**TASK BRIEF**
Each record below should be output verbatim, without pictures.

**Entries with chart source code**
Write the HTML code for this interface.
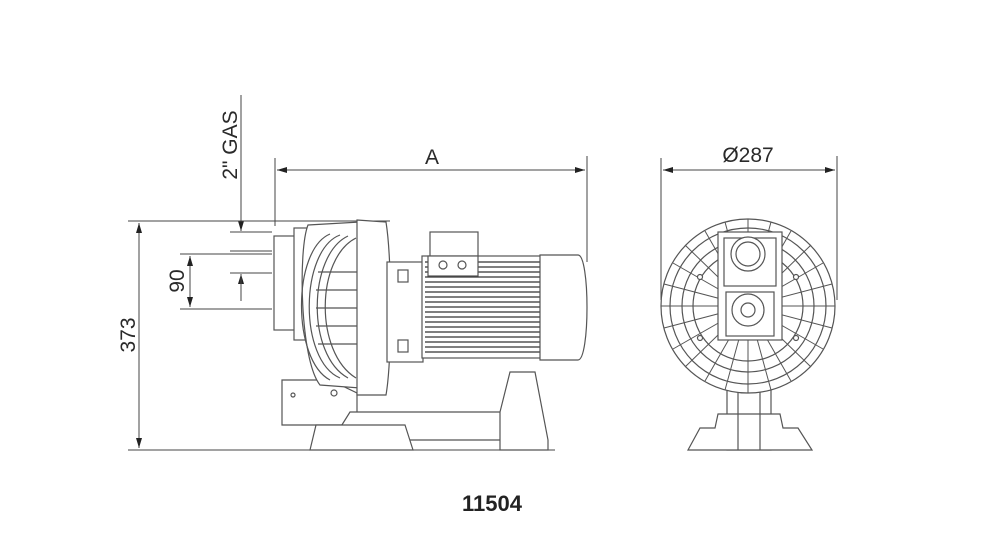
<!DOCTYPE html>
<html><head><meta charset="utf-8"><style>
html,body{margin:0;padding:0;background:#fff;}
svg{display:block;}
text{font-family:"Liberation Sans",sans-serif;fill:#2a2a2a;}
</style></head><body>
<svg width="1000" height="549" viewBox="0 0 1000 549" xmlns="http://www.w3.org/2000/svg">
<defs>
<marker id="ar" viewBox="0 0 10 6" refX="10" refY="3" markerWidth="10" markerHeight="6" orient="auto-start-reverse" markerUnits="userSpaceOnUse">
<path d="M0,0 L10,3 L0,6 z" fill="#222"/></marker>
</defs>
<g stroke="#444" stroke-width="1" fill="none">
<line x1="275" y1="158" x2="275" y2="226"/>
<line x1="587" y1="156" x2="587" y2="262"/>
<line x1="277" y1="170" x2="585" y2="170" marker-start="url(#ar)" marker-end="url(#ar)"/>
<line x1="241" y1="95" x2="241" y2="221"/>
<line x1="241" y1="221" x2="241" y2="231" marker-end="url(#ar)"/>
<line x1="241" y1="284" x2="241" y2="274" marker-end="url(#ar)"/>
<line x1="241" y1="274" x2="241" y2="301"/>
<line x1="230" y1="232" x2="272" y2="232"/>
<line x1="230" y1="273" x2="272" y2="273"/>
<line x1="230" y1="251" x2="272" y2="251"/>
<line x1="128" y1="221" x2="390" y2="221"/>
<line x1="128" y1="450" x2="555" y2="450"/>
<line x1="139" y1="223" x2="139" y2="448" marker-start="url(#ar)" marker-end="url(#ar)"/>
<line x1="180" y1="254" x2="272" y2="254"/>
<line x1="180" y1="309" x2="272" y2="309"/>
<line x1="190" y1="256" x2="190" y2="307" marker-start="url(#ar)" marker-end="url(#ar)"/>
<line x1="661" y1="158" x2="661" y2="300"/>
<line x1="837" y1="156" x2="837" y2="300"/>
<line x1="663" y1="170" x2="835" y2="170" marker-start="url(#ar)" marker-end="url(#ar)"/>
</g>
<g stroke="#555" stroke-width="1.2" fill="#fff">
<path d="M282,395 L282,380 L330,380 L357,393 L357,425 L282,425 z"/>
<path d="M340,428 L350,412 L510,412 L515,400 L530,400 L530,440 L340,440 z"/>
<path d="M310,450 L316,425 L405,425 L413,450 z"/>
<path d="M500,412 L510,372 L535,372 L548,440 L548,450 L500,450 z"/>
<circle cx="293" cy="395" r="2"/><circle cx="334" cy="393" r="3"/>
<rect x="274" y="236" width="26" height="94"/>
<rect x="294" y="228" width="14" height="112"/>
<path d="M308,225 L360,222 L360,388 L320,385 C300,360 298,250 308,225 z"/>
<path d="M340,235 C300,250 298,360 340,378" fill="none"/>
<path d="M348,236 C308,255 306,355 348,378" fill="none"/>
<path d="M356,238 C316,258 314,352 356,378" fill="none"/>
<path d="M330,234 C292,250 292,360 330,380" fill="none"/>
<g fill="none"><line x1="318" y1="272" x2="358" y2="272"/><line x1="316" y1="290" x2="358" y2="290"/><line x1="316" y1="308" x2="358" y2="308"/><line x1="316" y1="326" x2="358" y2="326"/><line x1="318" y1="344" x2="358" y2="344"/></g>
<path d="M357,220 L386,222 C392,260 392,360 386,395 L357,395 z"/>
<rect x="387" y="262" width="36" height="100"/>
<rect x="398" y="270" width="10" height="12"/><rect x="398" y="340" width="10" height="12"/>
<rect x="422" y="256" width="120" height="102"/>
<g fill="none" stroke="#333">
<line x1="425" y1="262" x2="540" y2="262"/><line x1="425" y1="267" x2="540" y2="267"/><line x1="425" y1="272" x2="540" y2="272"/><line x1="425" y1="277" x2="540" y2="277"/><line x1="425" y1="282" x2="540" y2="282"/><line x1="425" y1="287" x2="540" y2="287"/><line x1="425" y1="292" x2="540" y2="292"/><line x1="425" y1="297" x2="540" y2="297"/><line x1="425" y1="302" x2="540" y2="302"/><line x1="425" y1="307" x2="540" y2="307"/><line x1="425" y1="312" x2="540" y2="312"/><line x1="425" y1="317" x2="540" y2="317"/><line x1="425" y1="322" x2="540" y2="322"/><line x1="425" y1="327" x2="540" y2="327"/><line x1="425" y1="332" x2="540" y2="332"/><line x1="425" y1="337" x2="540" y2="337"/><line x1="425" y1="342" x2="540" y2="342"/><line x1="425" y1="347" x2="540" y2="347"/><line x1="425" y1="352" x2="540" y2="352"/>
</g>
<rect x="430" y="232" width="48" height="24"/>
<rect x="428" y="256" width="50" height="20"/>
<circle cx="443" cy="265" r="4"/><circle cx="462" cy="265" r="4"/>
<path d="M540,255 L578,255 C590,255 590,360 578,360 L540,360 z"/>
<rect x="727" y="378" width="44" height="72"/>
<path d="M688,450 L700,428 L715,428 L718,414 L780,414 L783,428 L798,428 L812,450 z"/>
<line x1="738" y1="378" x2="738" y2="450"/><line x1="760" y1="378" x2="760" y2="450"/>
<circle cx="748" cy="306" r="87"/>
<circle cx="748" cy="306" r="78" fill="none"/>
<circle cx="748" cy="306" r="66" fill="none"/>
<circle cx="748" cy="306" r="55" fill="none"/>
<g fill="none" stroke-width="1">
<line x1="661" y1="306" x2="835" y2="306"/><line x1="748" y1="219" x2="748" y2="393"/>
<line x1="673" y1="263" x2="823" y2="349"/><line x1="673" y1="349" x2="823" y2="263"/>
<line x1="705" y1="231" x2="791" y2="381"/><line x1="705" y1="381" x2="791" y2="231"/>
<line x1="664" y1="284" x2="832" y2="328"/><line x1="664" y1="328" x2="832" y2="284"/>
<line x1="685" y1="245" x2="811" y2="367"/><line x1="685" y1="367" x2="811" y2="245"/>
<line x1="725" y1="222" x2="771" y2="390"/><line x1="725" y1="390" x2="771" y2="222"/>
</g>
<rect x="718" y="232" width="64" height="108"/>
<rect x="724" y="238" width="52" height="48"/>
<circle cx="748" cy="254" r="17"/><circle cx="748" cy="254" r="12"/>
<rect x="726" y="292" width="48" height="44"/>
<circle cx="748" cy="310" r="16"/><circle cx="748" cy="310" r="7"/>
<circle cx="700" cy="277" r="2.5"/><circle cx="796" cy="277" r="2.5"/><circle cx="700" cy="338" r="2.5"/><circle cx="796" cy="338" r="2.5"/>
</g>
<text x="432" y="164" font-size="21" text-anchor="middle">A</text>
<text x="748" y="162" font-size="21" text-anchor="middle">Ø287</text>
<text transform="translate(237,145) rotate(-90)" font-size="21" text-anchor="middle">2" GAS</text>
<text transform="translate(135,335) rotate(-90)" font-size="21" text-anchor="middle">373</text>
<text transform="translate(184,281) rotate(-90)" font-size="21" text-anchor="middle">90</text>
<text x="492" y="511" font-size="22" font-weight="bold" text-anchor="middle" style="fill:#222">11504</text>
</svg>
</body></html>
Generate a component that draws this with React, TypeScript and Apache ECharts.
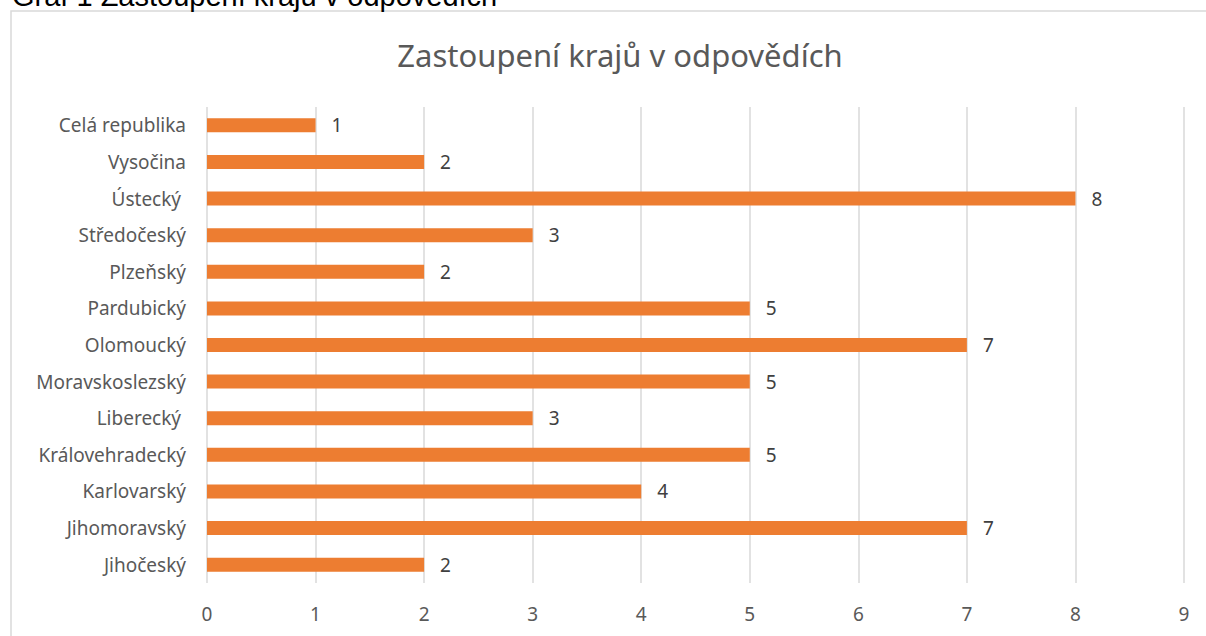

**EXERCISE SOLUTION**
Write the HTML code for this interface.
<!DOCTYPE html>
<html><head><meta charset="utf-8"><style>
html,body{margin:0;padding:0;background:#fff;}
svg{display:block;}
text{font-family:"Liberation Sans",sans-serif;fill:#2a2a2a;}
</style></head><body>
<svg width="1000" height="549" viewBox="0 0 1000 549" xmlns="http://www.w3.org/2000/svg">
<defs>
<marker id="ar" viewBox="0 0 10 6" refX="10" refY="3" markerWidth="10" markerHeight="6" orient="auto-start-reverse" markerUnits="userSpaceOnUse">
<path d="M0,0 L10,3 L0,6 z" fill="#222"/></marker>
</defs>
<g stroke="#444" stroke-width="1" fill="none">
<line x1="275" y1="158" x2="275" y2="226"/>
<line x1="587" y1="156" x2="587" y2="262"/>
<line x1="277" y1="170" x2="585" y2="170" marker-start="url(#ar)" marker-end="url(#ar)"/>
<line x1="241" y1="95" x2="241" y2="221"/>
<line x1="241" y1="221" x2="241" y2="231" marker-end="url(#ar)"/>
<line x1="241" y1="284" x2="241" y2="274" marker-end="url(#ar)"/>
<line x1="241" y1="274" x2="241" y2="301"/>
<line x1="230" y1="232" x2="272" y2="232"/>
<line x1="230" y1="273" x2="272" y2="273"/>
<line x1="230" y1="251" x2="272" y2="251"/>
<line x1="128" y1="221" x2="390" y2="221"/>
<line x1="128" y1="450" x2="555" y2="450"/>
<line x1="139" y1="223" x2="139" y2="448" marker-start="url(#ar)" marker-end="url(#ar)"/>
<line x1="180" y1="254" x2="272" y2="254"/>
<line x1="180" y1="309" x2="272" y2="309"/>
<line x1="190" y1="256" x2="190" y2="307" marker-start="url(#ar)" marker-end="url(#ar)"/>
<line x1="661" y1="158" x2="661" y2="300"/>
<line x1="837" y1="156" x2="837" y2="300"/>
<line x1="663" y1="170" x2="835" y2="170" marker-start="url(#ar)" marker-end="url(#ar)"/>
</g>
<g stroke="#555" stroke-width="1.2" fill="#fff">
<path d="M282,395 L282,380 L330,380 L357,393 L357,425 L282,425 z"/>
<path d="M340,428 L350,412 L510,412 L515,400 L530,400 L530,440 L340,440 z"/>
<path d="M310,450 L316,425 L405,425 L413,450 z"/>
<path d="M500,412 L510,372 L535,372 L548,440 L548,450 L500,450 z"/>
<circle cx="293" cy="395" r="2"/><circle cx="334" cy="393" r="3"/>
<rect x="274" y="236" width="26" height="94"/>
<rect x="294" y="228" width="14" height="112"/>
<path d="M308,225 L360,222 L360,388 L320,385 C300,360 298,250 308,225 z"/>
<path d="M340,235 C300,250 298,360 340,378" fill="none"/>
<path d="M348,236 C308,255 306,355 348,378" fill="none"/>
<path d="M356,238 C316,258 314,352 356,378" fill="none"/>
<path d="M330,234 C292,250 292,360 330,380" fill="none"/>
<g fill="none"><line x1="318" y1="272" x2="358" y2="272"/><line x1="316" y1="290" x2="358" y2="290"/><line x1="316" y1="308" x2="358" y2="308"/><line x1="316" y1="326" x2="358" y2="326"/><line x1="318" y1="344" x2="358" y2="344"/></g>
<path d="M357,220 L386,222 C392,260 392,360 386,395 L357,395 z"/>
<rect x="387" y="262" width="36" height="100"/>
<rect x="398" y="270" width="10" height="12"/><rect x="398" y="340" width="10" height="12"/>
<rect x="422" y="256" width="120" height="102"/>
<g fill="none" stroke="#333">
<line x1="425" y1="262" x2="540" y2="262"/><line x1="425" y1="267" x2="540" y2="267"/><line x1="425" y1="272" x2="540" y2="272"/><line x1="425" y1="277" x2="540" y2="277"/><line x1="425" y1="282" x2="540" y2="282"/><line x1="425" y1="287" x2="540" y2="287"/><line x1="425" y1="292" x2="540" y2="292"/><line x1="425" y1="297" x2="540" y2="297"/><line x1="425" y1="302" x2="540" y2="302"/><line x1="425" y1="307" x2="540" y2="307"/><line x1="425" y1="312" x2="540" y2="312"/><line x1="425" y1="317" x2="540" y2="317"/><line x1="425" y1="322" x2="540" y2="322"/><line x1="425" y1="327" x2="540" y2="327"/><line x1="425" y1="332" x2="540" y2="332"/><line x1="425" y1="337" x2="540" y2="337"/><line x1="425" y1="342" x2="540" y2="342"/><line x1="425" y1="347" x2="540" y2="347"/><line x1="425" y1="352" x2="540" y2="352"/>
</g>
<rect x="430" y="232" width="48" height="24"/>
<rect x="428" y="256" width="50" height="20"/>
<circle cx="443" cy="265" r="4"/><circle cx="462" cy="265" r="4"/>
<path d="M540,255 L578,255 C590,255 590,360 578,360 L540,360 z"/>
<rect x="727" y="378" width="44" height="72"/>
<path d="M688,450 L700,428 L715,428 L718,414 L780,414 L783,428 L798,428 L812,450 z"/>
<line x1="738" y1="378" x2="738" y2="450"/><line x1="760" y1="378" x2="760" y2="450"/>
<circle cx="748" cy="306" r="87"/>
<circle cx="748" cy="306" r="78" fill="none"/>
<circle cx="748" cy="306" r="66" fill="none"/>
<circle cx="748" cy="306" r="55" fill="none"/>
<g fill="none" stroke-width="1">
<line x1="661" y1="306" x2="835" y2="306"/><line x1="748" y1="219" x2="748" y2="393"/>
<line x1="673" y1="263" x2="823" y2="349"/><line x1="673" y1="349" x2="823" y2="263"/>
<line x1="705" y1="231" x2="791" y2="381"/><line x1="705" y1="381" x2="791" y2="231"/>
<line x1="664" y1="284" x2="832" y2="328"/><line x1="664" y1="328" x2="832" y2="284"/>
<line x1="685" y1="245" x2="811" y2="367"/><line x1="685" y1="367" x2="811" y2="245"/>
<line x1="725" y1="222" x2="771" y2="390"/><line x1="725" y1="390" x2="771" y2="222"/>
</g>
<rect x="718" y="232" width="64" height="108"/>
<rect x="724" y="238" width="52" height="48"/>
<circle cx="748" cy="254" r="17"/><circle cx="748" cy="254" r="12"/>
<rect x="726" y="292" width="48" height="44"/>
<circle cx="748" cy="310" r="16"/><circle cx="748" cy="310" r="7"/>
<circle cx="700" cy="277" r="2.5"/><circle cx="796" cy="277" r="2.5"/><circle cx="700" cy="338" r="2.5"/><circle cx="796" cy="338" r="2.5"/>
</g>
<text x="432" y="164" font-size="21" text-anchor="middle">A</text>
<text x="748" y="162" font-size="21" text-anchor="middle">Ø287</text>
<text transform="translate(237,145) rotate(-90)" font-size="21" text-anchor="middle">2" GAS</text>
<text transform="translate(135,335) rotate(-90)" font-size="21" text-anchor="middle">373</text>
<text transform="translate(184,281) rotate(-90)" font-size="21" text-anchor="middle">90</text>
<text x="492" y="511" font-size="22" font-weight="bold" text-anchor="middle" style="fill:#222">11504</text>
</svg>
</body></html>
Generate a component that draws this with React, TypeScript and Apache ECharts.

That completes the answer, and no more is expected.